Mistake #2: Offering on an Insured Property
If the lender’s mortgage has been insured by CMHC or Genworth, chances are the lender will not accept a super low offer. They have no incentive as they are guaranteed the insured amount from the CMHC/Genworth.
Mistake #3: Assuming Your Offer will be the Only Offer
Many times you will not know that a second or third offer is going to show up in court. If you get cocky and decide to stay home from court and/or not submit an alternate offer "just in case", there is always the possibility that you will lose. Be aware, be there, and be ready to adjust your price if necessary.

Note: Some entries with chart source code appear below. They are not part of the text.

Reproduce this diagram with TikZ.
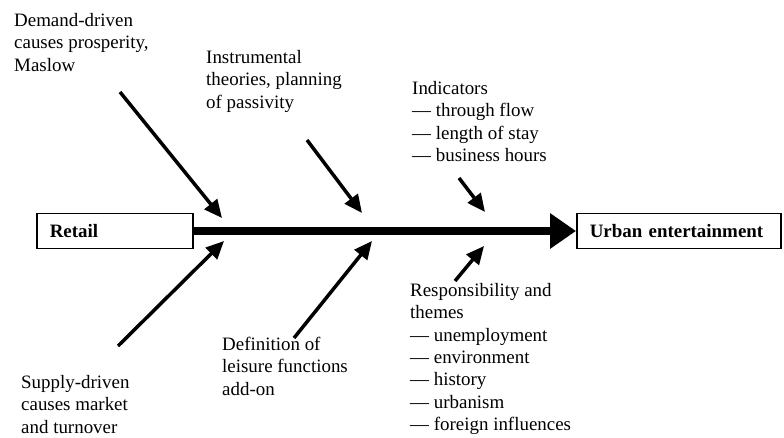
\documentclass[tikz,border=0pt]{standalone}
\usepackage{fontspec}
\setmainfont{Liberation Serif}
\usetikzlibrary{arrows.meta}

\begin{document}
\begin{tikzpicture}[
  x=1bp, y=-1bp,
  endbox/.style={draw, line width=1.5bp, minimum height=35bp, inner xsep=13bp,
                 anchor=west, align=left, font=\fontsize{19}{22.5}\selectfont\bfseries},
  causetext/.style={anchor=north west, inner sep=0pt, align=left,
                    font=\fontsize{19}{22.5}\selectfont},
  spine/.style={-{Triangle[length=26bp, width=34bp]}, line width=8bp},
  causearrow/.style={-{Triangle[length=18bp, width=16bp]}, line width=3.5bp}
]
\useasboundingbox (0,0) rectangle (784,438);

\def\ys{231}

\node[endbox, text width=130bp] (retail) at (36,\ys) {Retail};
\node[endbox, text width=178bp, inner xsep=13bp] (urban) at (576,\ys) {Urban entertainment};
\draw[spine] (retail.east) -- (urban.west);

% causes above the spine
\node[causetext] (demand) at (14,13) {Demand-driven\\causes prosperity,\\Maslow};
\node[causetext] (instr) at (206,50) {Instrumental\\theories, planning\\of passivity};
\node[causetext] (indic) at (412,81)
  {Indicators\\--- through flow\\--- length of stay\\--- business hours};

% causes below the spine
\node[causetext] (supply) at (21,375) {Supply-driven\\causes market\\and turnover};
\node[causetext] (defin) at (222,337) {Definition of\\leisure functions\\add-on};
\node[causetext] (resp) at (410,283)
  {Responsibility and\\themes\\--- unemployment\\--- environment\\--- history\\--- urbanism\\--- foreign influences};

\coordinate (t1) at (120,92);  \coordinate (h1) at (222,218);
\coordinate (t2) at (307,140); \coordinate (h2) at (362,213);
\coordinate (t3) at (459,178); \coordinate (h3) at (485,212);
\coordinate (t4) at (118,346); \coordinate (h4) at (224,241);
\coordinate (t5) at (294,338); \coordinate (h5) at (372,241);
\coordinate (t6) at (455,281); \coordinate (h6) at (484,246);
\foreach \i in {1,...,6} { \draw[causearrow] (t\i) -- (h\i); }

\end{tikzpicture}
\end{document}
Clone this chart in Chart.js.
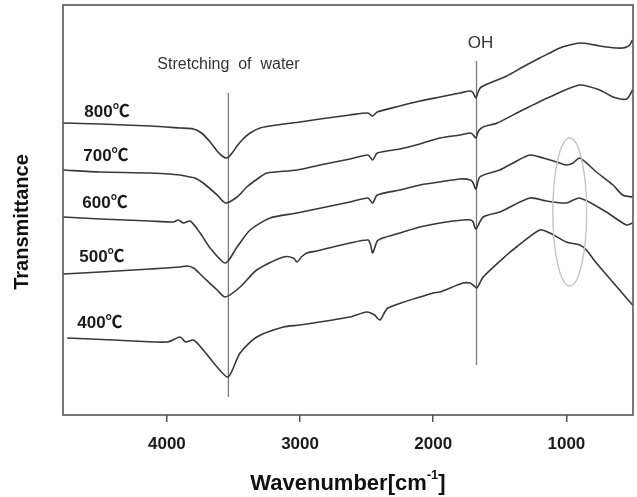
<!DOCTYPE html>
<html>
<head>
<meta charset="utf-8">
<script src="https://cdn.jsdelivr.net/npm/chart.js@4/dist/chart.umd.min.js"></script>
<style>
  html, body { margin: 0; padding: 0; background: #fff; }
  #wrap { width: 637px; height: 497px; }
</style>
</head>
<body>
<div id="wrap"><canvas id="c" width="637" height="497"></canvas></div>
<script>
// FTIR spectra of samples calcined at 400–800 ℃ (offset, arbitrary transmittance units)
const temperatures = ['800℃', '700℃', '600℃', '500℃', '400℃'];

const wn800 = [4778,4500,4125,3900,3800,3740,3675,3623,3585,3548,3510,3473,3428,3375,3300,3173,3000,2850,2625,2490,2455,2420,2250,2100,1950,1800,1720,1700,1680,1660,1640,1575,1448,1328,1200,1125,1050,975,900,825,750,698,623,578,548,525,503];
const t800  = [292,291,289,287,286,282,273,264,259,257,262,269,276,282,287,290,293,296,300,302,299,303,309,314,318,322,324,322,317,324,328,332,339,348,357,362,367,370,372,371,369,368,367,367,368,370,375];

const wn700 = [4778,4500,4125,3900,3830,3790,3727,3623,3560,3473,3400,3300,3248,3023,2850,2625,2490,2455,2420,2250,2100,1950,1800,1720,1700,1680,1660,1625,1520,1328,1125,900,750,650,548,503];
const t700  = [245,243,242,240,238,237,232,220,212,218,228,238,242,245,250,256,260,255,262,266,271,277,280,282,280,277,284,288,292,305,318,330,325,318,316,325];

const wn600 = [4778,4500,4125,3950,3915,3875,3825,3750,3675,3560,3473,3375,3225,3023,2625,2490,2455,2420,2250,2100,1950,1800,1720,1700,1680,1650,1550,1500,1400,1275,1175,1050,1000,950,900,775,650,578,503];
const t600  = [198,196,194,193,195,192,194,182,167,152,168,185,197,202,213,217,212,220,225,230,233,236,235,232,226,238,243,245,252,260,257,252,250,252,257,243,230,220,218];

const wn500 = [4778,4500,4125,3900,3850,3800,3727,3623,3560,3450,3325,3125,3050,3023,2990,2950,2875,2625,2490,2470,2455,2420,2378,2250,2100,1950,1775,1720,1700,1680,1625,1500,1275,1150,1000,900,700,550,503];
const t500  = [141,143,146,148,149,147,138,125,118,128,145,158,157,153,158,162,164,172,175,170,162,174,177,182,188,192,195,195,193,186,198,203,217,214,212,217,203,190,192];

const wn400 = [4748,4400,4000,3900,3860,3800,3727,3623,3540,3450,3325,3125,3000,2625,2500,2440,2400,2340,2000,1950,1777,1725,1700,1673,1625,1448,1375,1200,1125,1000,900,850,775,503];
const t400  = [77,75,73,78,73,75,65,48,38,62,78,88,90,98,103,100,95,107,122,123,132,132,130,127,138,160,168,185,182,173,170,165,152,110];

// x-axis tick values
const xTicks = [4000, 3000, 2000, 1000];

// band markers: water stretching and OH bending
const waterBand = 3538;
const ohBand = 1675;

const FONT = '"Liberation Sans", Arial, "Noto Sans CJK KR", sans-serif';
const LINE = '#383838';

function series(wn, t) { return wn.map((x, i) => ({ x: x, y: t[i] })); }

const spectra = [[wn800, t800], [wn700, t700], [wn600, t600], [wn500, t500], [wn400, t400]];

const datasets = spectra.map((s, i) => ({
  label: temperatures[i],
  data: series(s[0], s[1]),
  borderColor: LINE,
  borderWidth: 1.6,
  pointRadius: 0,
  tension: 0.25,
  fill: false
}));

datasets.push({
  label: 'water', data: [{ x: waterBand, y: 18 }, { x: waterBand, y: 322 }],
  borderColor: '#7a7a7a', borderWidth: 1.3, pointRadius: 0, tension: 0
});
datasets.push({
  label: 'OH', data: [{ x: ohBand, y: 50 }, { x: ohBand, y: 354 }],
  borderColor: '#7a7a7a', borderWidth: 1.3, pointRadius: 0, tension: 0
});

// text annotations placed in data coordinates
const tempLabelPos = [[4620, 303], [4628, 259], [4635, 212], [4658, 158], [4673, 92]];

const decorations = {
  id: 'decorations',
  afterDraw(chart) {
    const { ctx, chartArea: a, scales: { x, y } } = chart;
    ctx.save();

    // plot frame
    ctx.strokeStyle = '#555';
    ctx.lineWidth = 1.6;
    ctx.strokeRect(a.left, a.top, a.right - a.left, a.bottom - a.top);

    // highlighted region around ~975 cm-1
    ctx.strokeStyle = '#c4c4c4';
    ctx.lineWidth = 1.4;
    const cx = x.getPixelForValue(975), cy = y.getPixelForValue(203);
    const rx = Math.abs(x.getPixelForValue(975 - 127) - cx);
    const ry = Math.abs(y.getPixelForValue(203 + 74) - cy);
    ctx.beginPath();
    ctx.ellipse(cx, cy, rx, ry, 0, 0, Math.PI * 2);
    ctx.stroke();

    // temperature labels
    ctx.fillStyle = '#1a1a1a';
    ctx.textBaseline = 'middle';
    ctx.textAlign = 'left';
    ctx.font = 'bold 17px ' + FONT;
    temperatures.forEach((t, i) => {
      const p = tempLabelPos[i];
      ctx.fillText(t, x.getPixelForValue(p[0]), y.getPixelForValue(p[1]));
    });

    // band annotations
    ctx.fillStyle = '#333';
    ctx.font = '16px ' + FONT;
    ctx.fillText('Stretching  of  water', x.getPixelForValue(4072), y.getPixelForValue(350));
    ctx.font = '17px ' + FONT;
    ctx.fillText('OH', x.getPixelForValue(1740), y.getPixelForValue(372));

    // axis titles
    ctx.fillStyle = '#111';
    ctx.font = 'bold 20px ' + FONT;
    ctx.save();
    ctx.translate(22, (a.top + a.bottom) / 2 + 12);
    ctx.rotate(-Math.PI / 2);
    ctx.textAlign = 'center';
    ctx.fillText('Transmittance', 0, 0);
    ctx.restore();

    const main = 'Wavenumber[cm', sup = '-1', tail = ']';
    ctx.font = 'bold 22px ' + FONT;
    const w1 = ctx.measureText(main).width, w3 = ctx.measureText(tail).width;
    ctx.font = 'bold 13px ' + FONT;
    const w2 = ctx.measureText(sup).width;
    const total = w1 + w2 + w3;
    const sx = 348 - total / 2;
    const by = 484;
    ctx.textAlign = 'left';
    ctx.font = 'bold 22px ' + FONT;
    ctx.fillText(main, sx, by);
    ctx.font = 'bold 13px ' + FONT;
    ctx.fillText(sup, sx + w1, by - 9);
    ctx.font = 'bold 22px ' + FONT;
    ctx.fillText(tail, sx + w1 + w2, by);

    ctx.restore();
  }
};

new Chart(document.getElementById('c'), {
  type: 'line',
  data: { datasets },
  options: {
    responsive: false,
    animation: false,
    devicePixelRatio: 1,
    layout: { padding: { top: 5, right: 4, left: 0, bottom: 0 } },
    plugins: { legend: { display: false }, tooltip: { enabled: false } },
    scales: {
      x: {
        type: 'linear',
        reverse: true,
        min: 500,
        max: 4780,
        afterBuildTicks: (s) => { s.ticks = xTicks.map(v => ({ value: v })); },
        afterFit: (s) => { s.height = 82; },
        ticks: {
          color: '#1a1a1a',
          font: { family: FONT, size: 17, weight: 'bold' },
          padding: 12,
          maxRotation: 0,
          callback: (v) => String(v)
        },
        grid: { drawOnChartArea: false, drawTicks: true, tickLength: 7, color: '#555', lineWidth: 1.5 },
        border: { display: false }
      },
      y: {
        min: 0,
        max: 410,
        afterFit: (s) => { s.width = 63; },
        ticks: { display: false },
        grid: { display: false },
        border: { display: false }
      }
    }
  },
  plugins: [decorations]
});
</script>
</body>
</html>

Mistake #4: Being Upset After Losing in Court
Be prepared to potentially lose any investment you make in the property before the court order. If you are not successful with your offer in court, any monies you spent on home inspections, etc. are your loss.
Mistake #5: Not Identifying or Accepting the Major Risks
If someone comes in and destroys the house before completion date, the lender is not required to take responsibility. They may take responsibility, but they aren’t legally required to – it usually clearly states that in the Schedule A that you are required to sign with every offer.
Mistake #6: Not Being Prepared for Contingencies
If the property is occupied during the marketing process, there is never a guarantee the “tenants” will vacate the property on or before possession date. If this happens, the bank needs to file for a possession order and forcibly evict the previous owner.
Mistake #7: Not Choosing Tenancy
You will need to advise the court whether you want title to be joint tenancy or tenants in common. If you do not advise the court prior to the court order, they usually assume tenants in common (no right of survivorship). If you wish to change after the fact, it will cost hundreds of dollars at your expense.